== Given information ==
"""

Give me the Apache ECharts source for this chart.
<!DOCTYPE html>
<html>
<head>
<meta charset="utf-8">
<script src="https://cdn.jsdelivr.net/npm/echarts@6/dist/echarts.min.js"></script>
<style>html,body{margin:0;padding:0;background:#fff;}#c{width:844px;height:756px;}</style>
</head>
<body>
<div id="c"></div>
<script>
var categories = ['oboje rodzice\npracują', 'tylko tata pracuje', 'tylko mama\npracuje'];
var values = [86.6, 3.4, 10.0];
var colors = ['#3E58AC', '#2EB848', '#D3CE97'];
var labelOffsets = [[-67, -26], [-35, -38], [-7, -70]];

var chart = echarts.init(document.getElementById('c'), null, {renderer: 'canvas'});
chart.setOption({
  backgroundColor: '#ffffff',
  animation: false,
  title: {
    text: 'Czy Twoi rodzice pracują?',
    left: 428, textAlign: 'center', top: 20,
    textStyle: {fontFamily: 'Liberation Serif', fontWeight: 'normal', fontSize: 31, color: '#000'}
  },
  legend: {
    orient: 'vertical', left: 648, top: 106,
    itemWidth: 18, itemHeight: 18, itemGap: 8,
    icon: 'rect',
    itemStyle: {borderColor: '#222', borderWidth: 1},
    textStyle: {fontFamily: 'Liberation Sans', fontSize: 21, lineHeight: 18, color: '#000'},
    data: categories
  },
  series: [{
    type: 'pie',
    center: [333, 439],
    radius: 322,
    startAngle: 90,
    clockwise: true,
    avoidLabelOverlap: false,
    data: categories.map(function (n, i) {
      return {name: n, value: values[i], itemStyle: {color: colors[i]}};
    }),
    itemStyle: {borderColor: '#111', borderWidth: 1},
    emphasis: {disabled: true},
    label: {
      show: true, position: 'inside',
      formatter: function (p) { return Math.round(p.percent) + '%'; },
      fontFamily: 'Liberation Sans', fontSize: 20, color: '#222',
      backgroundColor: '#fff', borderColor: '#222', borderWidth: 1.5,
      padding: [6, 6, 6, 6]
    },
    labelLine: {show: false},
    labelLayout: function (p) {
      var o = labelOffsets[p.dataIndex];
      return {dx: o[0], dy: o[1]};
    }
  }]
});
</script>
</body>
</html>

"""

== Task description ==
Copy out the whole listing, exactly as written.

== Answer for the task ==
Give me the Apache ECharts source for this chart.
<!DOCTYPE html>
<html>
<head>
<meta charset="utf-8">
<script src="https://cdn.jsdelivr.net/npm/echarts@6/dist/echarts.min.js"></script>
<style>html,body{margin:0;padding:0;background:#fff;}#c{width:844px;height:756px;}</style>
</head>
<body>
<div id="c"></div>
<script>
var categories = ['oboje rodzice\npracują', 'tylko tata pracuje', 'tylko mama\npracuje'];
var values = [86.6, 3.4, 10.0];
var colors = ['#3E58AC', '#2EB848', '#D3CE97'];
var labelOffsets = [[-67, -26], [-35, -38], [-7, -70]];

var chart = echarts.init(document.getElementById('c'), null, {renderer: 'canvas'});
chart.setOption({
  backgroundColor: '#ffffff',
  animation: false,
  title: {
    text: 'Czy Twoi rodzice pracują?',
    left: 428, textAlign: 'center', top: 20,
    textStyle: {fontFamily: 'Liberation Serif', fontWeight: 'normal', fontSize: 31, color: '#000'}
  },
  legend: {
    orient: 'vertical', left: 648, top: 106,
    itemWidth: 18, itemHeight: 18, itemGap: 8,
    icon: 'rect',
    itemStyle: {borderColor: '#222', borderWidth: 1},
    textStyle: {fontFamily: 'Liberation Sans', fontSize: 21, lineHeight: 18, color: '#000'},
    data: categories
  },
  series: [{
    type: 'pie',
    center: [333, 439],
    radius: 322,
    startAngle: 90,
    clockwise: true,
    avoidLabelOverlap: false,
    data: categories.map(function (n, i) {
      return {name: n, value: values[i], itemStyle: {color: colors[i]}};
    }),
    itemStyle: {borderColor: '#111', borderWidth: 1},
    emphasis: {disabled: true},
    label: {
      show: true, position: 'inside',
      formatter: function (p) { return Math.round(p.percent) + '%'; },
      fontFamily: 'Liberation Sans', fontSize: 20, color: '#222',
      backgroundColor: '#fff', borderColor: '#222', borderWidth: 1.5,
      padding: [6, 6, 6, 6]
    },
    labelLine: {show: false},
    labelLayout: function (p) {
      var o = labelOffsets[p.dataIndex];
      return {dx: o[0], dy: o[1]};
    }
  }]
});
</script>
</body>
</html>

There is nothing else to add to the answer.